Certainly part of the value of contributing Xcode's build system to the Swift project was to give the Open Source community more agency over being able to introspect and debug the build process.

Anyone would be able to integrate swift-build into Cursor or VSCode (and we are doing so indirectly via Swift Package Manager, as detailed in Evolving SwiftPM Builds with Swift Build) if they so wished.

Could you clarify what you believe is still missing?

What is missing for me at the moment is a way to recover the individual swift-frontend invocations as one was able to do from the .xcactivity logs until Xcode 16.3. Could a there be a build setting to opt into the legacy logging behaviour? I use this in the InjectionIII project as I believe build systems are struggling to scale and the focus should be on incremental builds, ideally injected directly into the running program using a dynamic library. I need to be able to re-compile individual swift files as quickly as possible.

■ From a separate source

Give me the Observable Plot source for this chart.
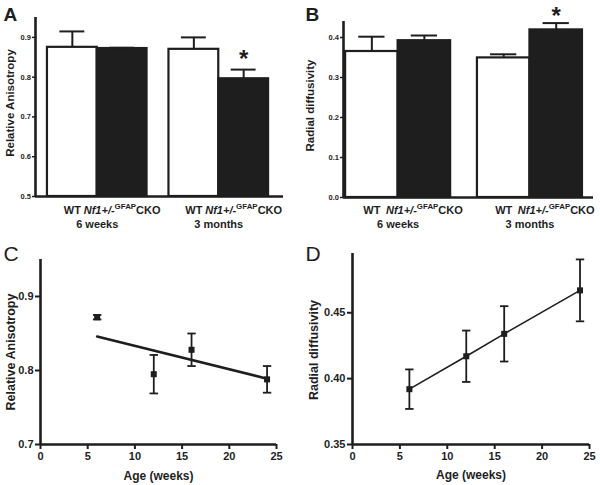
<!DOCTYPE html>
<html>
<head>
<meta charset="utf-8">
<script src="https://cdn.jsdelivr.net/npm/d3@7"></script>
<script src="https://cdn.jsdelivr.net/npm/@observablehq/plot@0.6"></script>
<style>
  html, body { margin: 0; padding: 0; background: #fff; }
  #wrap { position: relative; width: 600px; height: 485px; overflow: hidden; background: #fff; }
  .panel { position: absolute; }
</style>
</head>
<body>
<div id="wrap"></div>
<script>
// ---------- data ----------
const groups = ["6 weeks", "3 months"];
const genotypes = ["WT", "Nf1+/-GFAPCKO"];
const significant = [false, false, false, true];

// Panel A: Relative anisotropy (mean, SEM) — order: 6w WT, 6w Nf1, 3m WT, 3m Nf1
const raMean = [0.875, 0.872, 0.870, 0.796];
const raSem  = [0.040, 0.002, 0.030, 0.023];

// Panel B: Radial diffusivity
const rdMean = [0.365, 0.392, 0.349, 0.419];
const rdSem  = [0.037, 0.013, 0.009, 0.017];

// Panels C & D: by age
const ages = [6, 12, 16, 24];
const raAge    = [0.872, 0.795, 0.828, 0.788];
const raAgeSem = [0.003, 0.026, 0.022, 0.018];
const raFitAges = [6, 24];
const raFit     = [0.846, 0.789];

const rdAge    = [0.392, 0.417, 0.434, 0.467];
const rdAgeSem = [0.015, 0.0195, 0.021, 0.0235];

const ticksA = [0.5, 0.6, 0.7, 0.8, 0.9];
const ticksB = [0.0, 0.1, 0.2, 0.3, 0.4];
const ticksC = [0.7, 0.8, 0.9];
const ticksD = [0.35, 0.40, 0.45];
const ticksAge = [0, 5, 10, 15, 20, 25];

// ---------- helpers ----------
const INK = "#1e1e1e";
const FONT = "'Liberation Sans', Arial, Helvetica, sans-serif";

function barTable(means, sems, gap) {
  const rows = [];
  groups.forEach((g, gi) => genotypes.forEach((s, si) => {
    const i = gi * 2 + si;
    const x1 = gi * (2 + gap) + si;
    rows.push({group: g, genotype: s, mean: means[i], sem: sems[i], sig: significant[i],
               x1, x2: x1 + 1, xc: x1 + 0.5, gi, si});
  }));
  return rows;
}
function groupTable(gap) {
  return groups.map((g, gi) => ({group: g, xc: gi * (2 + gap) + 1}));
}
function ageTable(means, sems) {
  return ages.map((a, i) => ({age: a, m: means[i], s: sems[i]}));
}
const capSymbol = {draw(ctx) { ctx.moveTo(-4.2, 0); ctx.lineTo(4.2, 0); }};

function styleGenotype(svg, size) {
  d3.select(svg).selectAll("text")
    .filter(function () { return this.textContent === genotypes[1]; })
    .each(function () {
      const t = d3.select(this);
      t.text(null);
      t.append("tspan").attr("font-style", "italic").text("Nf1+/-");
      t.append("tspan").attr("font-size", size * 0.72).attr("dy", -size * 0.38).text("GFAP");
      t.append("tspan").attr("dy", size * 0.38).text("CKO");
    });
}

function place(node, left, top) {
  node.classList.add("panel");
  node.style.left = left + "px";
  node.style.top = top + "px";
  document.getElementById("wrap").appendChild(node);
  return node;
}

function barPanel(opts) {
  const rows = barTable(opts.means, opts.sems, opts.gap);
  const grp = groupTable(opts.gap);
  const y0 = opts.yDomain[0];
  const plot = Plot.plot({
    width: 300, height: 240,
    marginLeft: opts.ml, marginRight: opts.mr, marginTop: opts.mt, marginBottom: opts.mb,
    x: {domain: opts.xDomain, axis: null},
    y: {domain: opts.yDomain},
    style: {fontFamily: FONT, fontSize: "7.5px", fontWeight: "bold", color: INK, background: "transparent", overflow: "visible"},
    marks: [
      Plot.rectY(rows, {x1: "x1", x2: "x2", y1: () => y0, y2: "mean",
        fill: d => d.si === 0 ? "white" : INK, stroke: INK, strokeWidth: 2.2}),
      Plot.ruleX(rows, {x: "xc", y1: "mean", y2: d => d.mean + d.sem, stroke: INK, strokeWidth: 2}),
      Plot.ruleY(rows, {y: d => d.mean + d.sem, x1: d => d.xc - 0.25, x2: d => d.xc + 0.25, stroke: INK, strokeWidth: 2}),
      Plot.text(rows.filter(d => d.sig), {x: "xc", y: d => d.mean + d.sem, text: () => "*",
        lineAnchor: "bottom", dy: opts.starDy, fontSize: 24, fontWeight: "bold", fill: INK}),
      Plot.ruleX([opts.xDomain[0]], {stroke: INK, strokeWidth: 2.6}),
      Plot.ruleY([y0], {stroke: INK, strokeWidth: 2.6}),
      Plot.axisY({ticks: opts.ticks, tickFormat: d3.format(".1f"), tickSize: 3, tickPadding: 1.5, strokeWidth: 1.5, label: null}),
      Plot.text(rows, {x: "xc", y: () => y0, text: "genotype", lineAnchor: "bottom", dy: opts.labelDy,
        fontSize: 11, fontWeight: "bold", fill: INK}),
      Plot.text(grp, {x: "xc", y: () => y0, text: "group", lineAnchor: "bottom", dy: opts.labelDy + 14,
        fontSize: 11, fontWeight: "bold", fill: INK}),
      Plot.text([opts.yLabel], {frameAnchor: "left", textAnchor: "middle", lineAnchor: "middle", rotate: -90,
        dx: opts.yLabelDx, dy: opts.yLabelDy, fontSize: 11.5, fontWeight: "bold", fill: INK}),
      Plot.text([opts.letter], {frameAnchor: "top-left", textAnchor: "start", lineAnchor: "bottom",
        dx: opts.letterDx, dy: opts.letterDy, fontSize: 19, fontWeight: "bold", fill: INK})
    ]
  });
  styleGenotype(plot, 11);
  return plot;
}

function agePanel(opts) {
  const rows = ageTable(opts.means, opts.sems);
  const y0 = opts.yDomain[0];
  const marks = [
    Plot.ruleX([opts.xDomain[0]], {stroke: INK, strokeWidth: 2.6}),
    Plot.ruleY([y0], {stroke: INK, strokeWidth: 2.6}),
    Plot.axisY({ticks: opts.ticks, tickFormat: opts.tickFormat, tickSize: 5, tickPadding: 2, strokeWidth: 2, label: null}),
    Plot.axisX({ticks: ticksAge, tickSize: 5, tickPadding: 3, strokeWidth: 2, label: null}),
    opts.fitLine,
    Plot.ruleX(rows, {x: "age", y1: d => d.m - d.s, y2: d => d.m + d.s, stroke: INK, strokeWidth: 1.8}),
    Plot.dot(rows, {x: "age", y: d => d.m + d.s, symbol: capSymbol, stroke: INK, strokeWidth: 1.8, fill: "none"}),
    Plot.dot(rows, {x: "age", y: d => d.m - d.s, symbol: capSymbol, stroke: INK, strokeWidth: 1.8, fill: "none"}),
    Plot.dot(rows, {x: "age", y: "m", symbol: "square", r: 3.4, fill: INK, stroke: "none"}),
    Plot.text(["Age (weeks)"], {frameAnchor: "bottom", textAnchor: "middle", lineAnchor: "bottom", dy: opts.xLabelDy,
      fontSize: 12, fontWeight: "bold", fill: INK}),
    Plot.text([opts.yLabel], {frameAnchor: "left", textAnchor: "middle", lineAnchor: "middle", rotate: -90,
      dx: opts.yLabelDx, dy: opts.yLabelDy, fontSize: 12.5, fontWeight: "bold", fill: INK}),
    Plot.text([opts.letter], {frameAnchor: "top-left", textAnchor: "start", lineAnchor: "bottom",
      dx: opts.letterDx, dy: opts.letterDy, fontSize: 21, fontWeight: "normal", fill: INK})
  ];
  return Plot.plot({
    width: 300, height: 245,
    marginLeft: opts.ml, marginRight: opts.mr, marginTop: opts.mt, marginBottom: opts.mb,
    x: {domain: opts.xDomain},
    y: {domain: opts.yDomain},
    style: {fontFamily: FONT, fontSize: "11px", fontWeight: "bold", color: INK, background: "transparent", overflow: "visible"},
    marks
  });
}

// ---------- panels ----------
place(barPanel({
  means: raMean, sems: raSem, gap: 0.44, xDomain: [-0.24, 4.74], yDomain: [0.5, 0.95], ticks: ticksA,
  ml: 35, mr: 17, mt: 17, mb: 44, labelDy: 17, starDy: -3,
  yLabel: "Relative Anisotropy", yLabelDx: -25, yLabelDy: -4,
  letter: "A", letterDx: -32, letterDy: 3
}), 0, 0);

place(barPanel({
  means: rdMean, sems: rdSem, gap: 0.51, xDomain: [-0.04, 4.72], yDomain: [0, 0.44], ticks: ticksB,
  ml: 43, mr: 7, mt: 21, mb: 43, labelDy: 16, starDy: 1,
  yLabel: "Radial diffusivity", yLabelDx: -33, yLabelDy: -4,
  letter: "B", letterDx: -38, letterDy: -1
}), 300, 0);

place(agePanel({
  means: raAge, sems: raAgeSem, xDomain: [0, 25], yDomain: [0.7, 0.95], ticks: ticksC, tickFormat: d3.format(".1f"),
  ml: 40, mr: 24, mt: 19, mb: 41, xLabelDy: 35,
  yLabel: "Relative Anisotropy", yLabelDx: -30, yLabelDy: 0,
  letter: "C", letterDx: -37, letterDy: 1,
  fitLine: Plot.line(raFitAges.map((a, i) => ({age: a, v: raFit[i]})), {x: "age", y: "v", stroke: INK, strokeWidth: 2.6})
}), 0, 240);

place(agePanel({
  means: rdAge, sems: rdAgeSem, xDomain: [0, 25], yDomain: [0.35, 0.495], ticks: ticksD, tickFormat: d3.format(".2f"),
  ml: 52, mr: 11, mt: 13, mb: 41, xLabelDy: 34,
  yLabel: "Radial diffusivity", yLabelDx: -39, yLabelDy: 1,
  letter: "D", letterDx: -47, letterDy: 7,
  fitLine: Plot.line(ages.map((a, i) => ({age: a, v: rdAge[i]})), {x: "age", y: "v", stroke: INK, strokeWidth: 1.6})
}), 300, 240);
</script>
</body>
</html>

I see. Activity logs are handled by Xcode, which isn't part of the Swift project or the swift-build build system engine. In cases where specific Xcode UX outside the purview of the Swift project is involved, please direct those requests to feedbackassistant.apple.com.

That said, the lines are sometimes blurry in terms of how data and build log information in swift-build gets surfaced to IDEs (such as Xcode). If you wanted a build setting to opt into more logging, or even some alternate design to extract more data from the build process, that would definitely be something appropriate to propose and discuss on a swift-build issue, or on the forums category.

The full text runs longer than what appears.